### YOUR OBJECTIVE
Print, exactly and with both ends included, the lines below that run from the one containing "Rebuild this chart" to the one containing "import seaborn as sns". Pictures are omitted.

### EXTRACTED INFORMATION
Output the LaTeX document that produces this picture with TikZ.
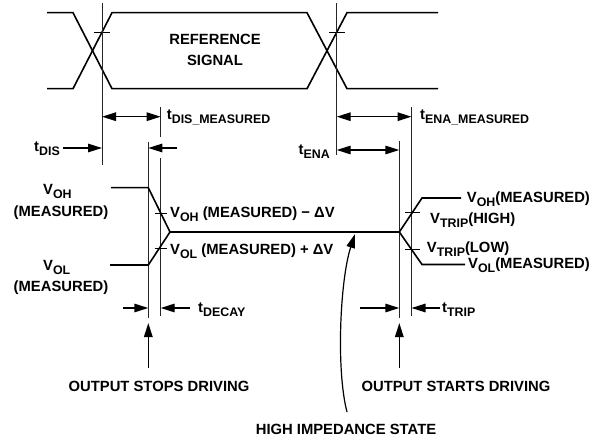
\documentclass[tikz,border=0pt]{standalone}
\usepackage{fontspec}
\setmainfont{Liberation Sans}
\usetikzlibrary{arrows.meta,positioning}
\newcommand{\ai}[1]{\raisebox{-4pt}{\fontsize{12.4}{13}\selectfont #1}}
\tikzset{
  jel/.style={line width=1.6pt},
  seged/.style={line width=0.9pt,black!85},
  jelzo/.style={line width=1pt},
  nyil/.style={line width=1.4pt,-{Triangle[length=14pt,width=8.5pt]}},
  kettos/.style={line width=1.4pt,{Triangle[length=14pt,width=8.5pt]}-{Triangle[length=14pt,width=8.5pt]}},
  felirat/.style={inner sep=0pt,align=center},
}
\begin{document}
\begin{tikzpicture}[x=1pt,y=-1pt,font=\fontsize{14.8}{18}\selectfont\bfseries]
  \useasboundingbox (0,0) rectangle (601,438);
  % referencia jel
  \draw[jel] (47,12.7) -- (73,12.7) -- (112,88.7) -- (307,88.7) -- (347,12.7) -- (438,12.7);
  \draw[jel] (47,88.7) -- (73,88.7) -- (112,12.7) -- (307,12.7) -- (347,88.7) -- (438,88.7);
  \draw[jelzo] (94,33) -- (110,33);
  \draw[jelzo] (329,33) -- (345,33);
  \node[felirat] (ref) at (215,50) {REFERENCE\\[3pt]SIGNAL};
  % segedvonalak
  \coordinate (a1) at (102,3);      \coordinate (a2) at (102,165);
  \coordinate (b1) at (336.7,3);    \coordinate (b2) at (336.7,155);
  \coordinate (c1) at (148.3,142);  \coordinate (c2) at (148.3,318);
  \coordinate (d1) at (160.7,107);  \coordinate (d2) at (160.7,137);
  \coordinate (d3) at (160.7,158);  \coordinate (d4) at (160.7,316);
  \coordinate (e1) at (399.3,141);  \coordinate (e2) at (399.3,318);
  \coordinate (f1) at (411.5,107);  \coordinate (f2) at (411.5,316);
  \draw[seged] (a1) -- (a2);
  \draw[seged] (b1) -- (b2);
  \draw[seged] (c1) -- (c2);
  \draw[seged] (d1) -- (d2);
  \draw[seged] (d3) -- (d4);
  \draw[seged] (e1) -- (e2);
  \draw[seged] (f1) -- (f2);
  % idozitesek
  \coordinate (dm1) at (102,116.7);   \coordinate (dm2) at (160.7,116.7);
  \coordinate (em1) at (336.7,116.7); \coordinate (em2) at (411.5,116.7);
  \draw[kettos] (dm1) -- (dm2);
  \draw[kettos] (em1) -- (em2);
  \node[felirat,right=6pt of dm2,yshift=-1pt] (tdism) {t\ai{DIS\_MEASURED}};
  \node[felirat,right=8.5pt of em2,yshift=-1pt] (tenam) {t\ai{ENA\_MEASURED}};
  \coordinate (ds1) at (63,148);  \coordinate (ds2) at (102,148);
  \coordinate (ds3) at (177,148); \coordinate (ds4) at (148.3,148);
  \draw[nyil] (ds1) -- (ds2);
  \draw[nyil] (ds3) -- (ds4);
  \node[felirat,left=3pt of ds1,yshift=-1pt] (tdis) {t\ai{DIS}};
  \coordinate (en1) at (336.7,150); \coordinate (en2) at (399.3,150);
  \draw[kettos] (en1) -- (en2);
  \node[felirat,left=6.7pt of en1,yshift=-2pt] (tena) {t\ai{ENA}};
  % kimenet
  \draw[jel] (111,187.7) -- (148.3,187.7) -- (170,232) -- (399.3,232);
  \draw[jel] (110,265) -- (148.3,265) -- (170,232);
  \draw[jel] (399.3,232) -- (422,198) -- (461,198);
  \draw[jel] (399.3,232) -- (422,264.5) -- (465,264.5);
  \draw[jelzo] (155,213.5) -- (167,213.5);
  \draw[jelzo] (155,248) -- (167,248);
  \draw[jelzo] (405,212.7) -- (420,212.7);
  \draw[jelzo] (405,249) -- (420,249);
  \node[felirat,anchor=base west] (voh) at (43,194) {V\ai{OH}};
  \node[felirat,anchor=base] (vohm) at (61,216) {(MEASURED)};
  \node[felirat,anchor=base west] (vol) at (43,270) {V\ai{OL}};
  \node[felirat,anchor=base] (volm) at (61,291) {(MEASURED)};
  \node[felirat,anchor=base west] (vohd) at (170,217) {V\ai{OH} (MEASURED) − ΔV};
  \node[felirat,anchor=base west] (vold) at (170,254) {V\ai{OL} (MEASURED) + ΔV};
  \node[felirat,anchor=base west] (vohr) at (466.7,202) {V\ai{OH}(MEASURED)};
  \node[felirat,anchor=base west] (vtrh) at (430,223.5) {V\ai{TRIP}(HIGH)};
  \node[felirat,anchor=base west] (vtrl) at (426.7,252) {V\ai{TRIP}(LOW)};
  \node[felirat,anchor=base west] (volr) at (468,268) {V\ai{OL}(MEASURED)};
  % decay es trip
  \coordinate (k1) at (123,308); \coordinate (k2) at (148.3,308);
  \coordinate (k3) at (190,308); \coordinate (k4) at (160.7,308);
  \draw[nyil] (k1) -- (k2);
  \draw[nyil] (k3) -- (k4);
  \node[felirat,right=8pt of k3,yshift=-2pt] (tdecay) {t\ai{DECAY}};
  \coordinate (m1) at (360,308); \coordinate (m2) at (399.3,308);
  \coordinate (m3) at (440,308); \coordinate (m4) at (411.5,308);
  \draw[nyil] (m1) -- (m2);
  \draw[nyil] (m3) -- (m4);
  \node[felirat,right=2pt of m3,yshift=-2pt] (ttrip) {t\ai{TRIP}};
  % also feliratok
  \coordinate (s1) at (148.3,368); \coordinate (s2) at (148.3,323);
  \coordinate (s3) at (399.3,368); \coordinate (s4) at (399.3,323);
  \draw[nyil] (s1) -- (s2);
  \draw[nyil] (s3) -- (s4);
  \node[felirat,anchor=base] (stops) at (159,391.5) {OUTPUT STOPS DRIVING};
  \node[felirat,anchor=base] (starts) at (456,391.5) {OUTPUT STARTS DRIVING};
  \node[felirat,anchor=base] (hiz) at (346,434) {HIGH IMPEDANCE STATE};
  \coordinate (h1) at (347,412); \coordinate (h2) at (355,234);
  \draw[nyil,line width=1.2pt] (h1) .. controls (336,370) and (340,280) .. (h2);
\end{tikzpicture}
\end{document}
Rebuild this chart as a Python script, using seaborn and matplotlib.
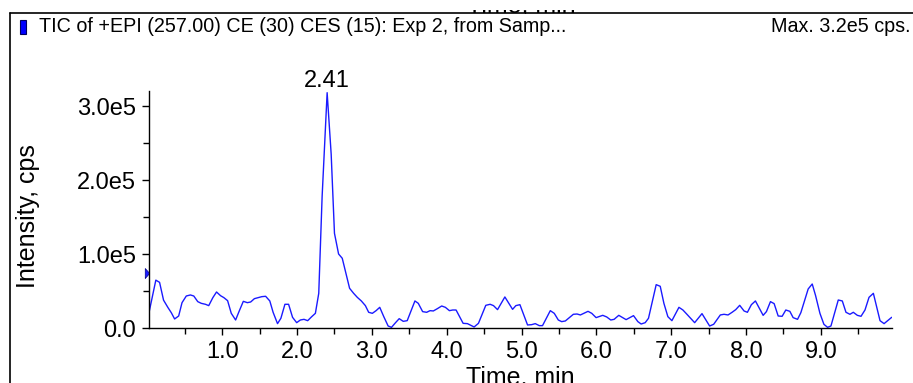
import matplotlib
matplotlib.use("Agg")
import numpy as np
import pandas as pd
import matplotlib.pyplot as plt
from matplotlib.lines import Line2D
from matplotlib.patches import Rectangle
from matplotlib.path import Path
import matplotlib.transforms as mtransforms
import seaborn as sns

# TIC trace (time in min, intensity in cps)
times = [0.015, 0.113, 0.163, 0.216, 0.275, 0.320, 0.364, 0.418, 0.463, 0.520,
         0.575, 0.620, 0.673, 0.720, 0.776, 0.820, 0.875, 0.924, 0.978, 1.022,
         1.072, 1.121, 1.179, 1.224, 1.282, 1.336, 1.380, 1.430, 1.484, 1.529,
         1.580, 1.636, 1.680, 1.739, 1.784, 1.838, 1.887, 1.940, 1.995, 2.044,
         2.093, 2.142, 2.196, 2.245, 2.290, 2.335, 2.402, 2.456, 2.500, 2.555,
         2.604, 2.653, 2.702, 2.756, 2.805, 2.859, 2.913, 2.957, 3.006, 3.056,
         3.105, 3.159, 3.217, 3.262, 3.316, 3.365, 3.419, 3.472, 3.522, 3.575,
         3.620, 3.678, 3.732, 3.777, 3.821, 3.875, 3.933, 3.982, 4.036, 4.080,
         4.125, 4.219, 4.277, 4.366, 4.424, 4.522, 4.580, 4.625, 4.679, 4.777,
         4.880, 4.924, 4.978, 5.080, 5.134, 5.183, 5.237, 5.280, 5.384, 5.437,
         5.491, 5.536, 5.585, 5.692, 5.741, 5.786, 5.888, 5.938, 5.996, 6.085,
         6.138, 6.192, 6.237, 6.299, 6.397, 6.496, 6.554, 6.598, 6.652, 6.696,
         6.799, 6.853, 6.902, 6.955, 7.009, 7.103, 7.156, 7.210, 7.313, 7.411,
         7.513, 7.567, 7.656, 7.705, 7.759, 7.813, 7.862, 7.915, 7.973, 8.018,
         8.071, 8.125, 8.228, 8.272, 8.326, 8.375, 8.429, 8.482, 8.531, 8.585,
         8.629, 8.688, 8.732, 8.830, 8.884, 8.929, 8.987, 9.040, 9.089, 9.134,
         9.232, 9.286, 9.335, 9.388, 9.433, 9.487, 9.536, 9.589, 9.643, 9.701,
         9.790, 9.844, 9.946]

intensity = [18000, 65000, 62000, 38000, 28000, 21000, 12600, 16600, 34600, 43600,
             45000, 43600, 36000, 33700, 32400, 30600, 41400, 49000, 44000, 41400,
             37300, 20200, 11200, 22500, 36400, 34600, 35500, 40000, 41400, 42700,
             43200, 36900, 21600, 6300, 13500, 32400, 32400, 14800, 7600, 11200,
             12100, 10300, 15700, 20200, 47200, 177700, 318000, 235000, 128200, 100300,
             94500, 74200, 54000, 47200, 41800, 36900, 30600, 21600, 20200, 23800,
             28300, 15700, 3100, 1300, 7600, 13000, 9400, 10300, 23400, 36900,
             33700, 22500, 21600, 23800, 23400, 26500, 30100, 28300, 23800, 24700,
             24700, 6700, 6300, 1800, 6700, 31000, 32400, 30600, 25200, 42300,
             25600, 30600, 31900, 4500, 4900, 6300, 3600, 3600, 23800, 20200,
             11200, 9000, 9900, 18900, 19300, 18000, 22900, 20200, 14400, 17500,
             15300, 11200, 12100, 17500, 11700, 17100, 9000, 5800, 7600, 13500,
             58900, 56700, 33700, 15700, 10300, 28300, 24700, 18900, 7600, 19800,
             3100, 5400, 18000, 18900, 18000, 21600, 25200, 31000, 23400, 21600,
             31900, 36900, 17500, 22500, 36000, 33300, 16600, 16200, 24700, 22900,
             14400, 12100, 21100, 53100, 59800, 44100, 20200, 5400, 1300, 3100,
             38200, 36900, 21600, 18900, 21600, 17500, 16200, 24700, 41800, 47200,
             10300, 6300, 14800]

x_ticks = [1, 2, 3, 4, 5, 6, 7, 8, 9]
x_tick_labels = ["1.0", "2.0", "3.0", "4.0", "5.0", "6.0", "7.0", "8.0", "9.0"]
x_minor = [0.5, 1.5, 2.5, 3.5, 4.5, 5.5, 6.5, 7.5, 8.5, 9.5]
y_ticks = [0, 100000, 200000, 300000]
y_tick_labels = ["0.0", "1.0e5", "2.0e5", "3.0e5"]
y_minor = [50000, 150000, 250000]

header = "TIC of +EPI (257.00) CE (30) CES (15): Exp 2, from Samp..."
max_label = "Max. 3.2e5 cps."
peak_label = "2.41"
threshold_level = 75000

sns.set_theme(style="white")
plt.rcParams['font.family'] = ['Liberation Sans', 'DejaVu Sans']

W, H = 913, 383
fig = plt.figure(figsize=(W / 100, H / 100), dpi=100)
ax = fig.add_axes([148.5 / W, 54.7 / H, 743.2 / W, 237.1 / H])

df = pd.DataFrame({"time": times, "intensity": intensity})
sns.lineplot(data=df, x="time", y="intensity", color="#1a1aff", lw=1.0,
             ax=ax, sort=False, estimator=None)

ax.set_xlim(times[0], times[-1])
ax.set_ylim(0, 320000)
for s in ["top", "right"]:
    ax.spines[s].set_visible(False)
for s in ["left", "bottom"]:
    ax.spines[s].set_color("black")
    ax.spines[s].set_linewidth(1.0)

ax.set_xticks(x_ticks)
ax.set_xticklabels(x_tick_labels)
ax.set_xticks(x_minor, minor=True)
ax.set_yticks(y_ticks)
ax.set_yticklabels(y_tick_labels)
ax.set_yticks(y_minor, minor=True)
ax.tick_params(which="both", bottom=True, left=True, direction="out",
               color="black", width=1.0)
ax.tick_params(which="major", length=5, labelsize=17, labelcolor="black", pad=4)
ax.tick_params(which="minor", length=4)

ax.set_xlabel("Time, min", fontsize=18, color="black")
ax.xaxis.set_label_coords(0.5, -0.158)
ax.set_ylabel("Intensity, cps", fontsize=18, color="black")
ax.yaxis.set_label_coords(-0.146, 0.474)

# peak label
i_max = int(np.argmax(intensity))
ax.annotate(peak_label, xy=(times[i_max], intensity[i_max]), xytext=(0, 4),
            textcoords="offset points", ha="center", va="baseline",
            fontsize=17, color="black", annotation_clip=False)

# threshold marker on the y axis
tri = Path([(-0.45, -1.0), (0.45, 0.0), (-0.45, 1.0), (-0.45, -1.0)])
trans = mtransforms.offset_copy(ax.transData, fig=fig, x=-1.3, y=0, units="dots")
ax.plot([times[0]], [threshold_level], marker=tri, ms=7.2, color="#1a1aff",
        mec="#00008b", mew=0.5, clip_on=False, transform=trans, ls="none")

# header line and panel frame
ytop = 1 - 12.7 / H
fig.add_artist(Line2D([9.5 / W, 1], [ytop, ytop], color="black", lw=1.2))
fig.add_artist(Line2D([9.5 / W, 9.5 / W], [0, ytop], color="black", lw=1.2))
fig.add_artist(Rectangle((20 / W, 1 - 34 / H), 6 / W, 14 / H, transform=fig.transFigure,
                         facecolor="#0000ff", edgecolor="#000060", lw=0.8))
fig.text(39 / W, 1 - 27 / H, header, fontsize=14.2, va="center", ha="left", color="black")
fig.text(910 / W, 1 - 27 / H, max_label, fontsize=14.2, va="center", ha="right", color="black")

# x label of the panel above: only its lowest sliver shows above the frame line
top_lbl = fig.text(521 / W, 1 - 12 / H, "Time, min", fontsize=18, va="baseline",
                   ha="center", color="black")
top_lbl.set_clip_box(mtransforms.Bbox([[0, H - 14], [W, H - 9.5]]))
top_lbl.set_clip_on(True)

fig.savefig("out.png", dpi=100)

### SOLVED EXERCISE
Rebuild this chart as a Python script, using seaborn and matplotlib.
import matplotlib
matplotlib.use("Agg")
import numpy as np
import pandas as pd
import matplotlib.pyplot as plt
from matplotlib.lines import Line2D
from matplotlib.patches import Rectangle
from matplotlib.path import Path
import matplotlib.transforms as mtransforms
import seaborn as sns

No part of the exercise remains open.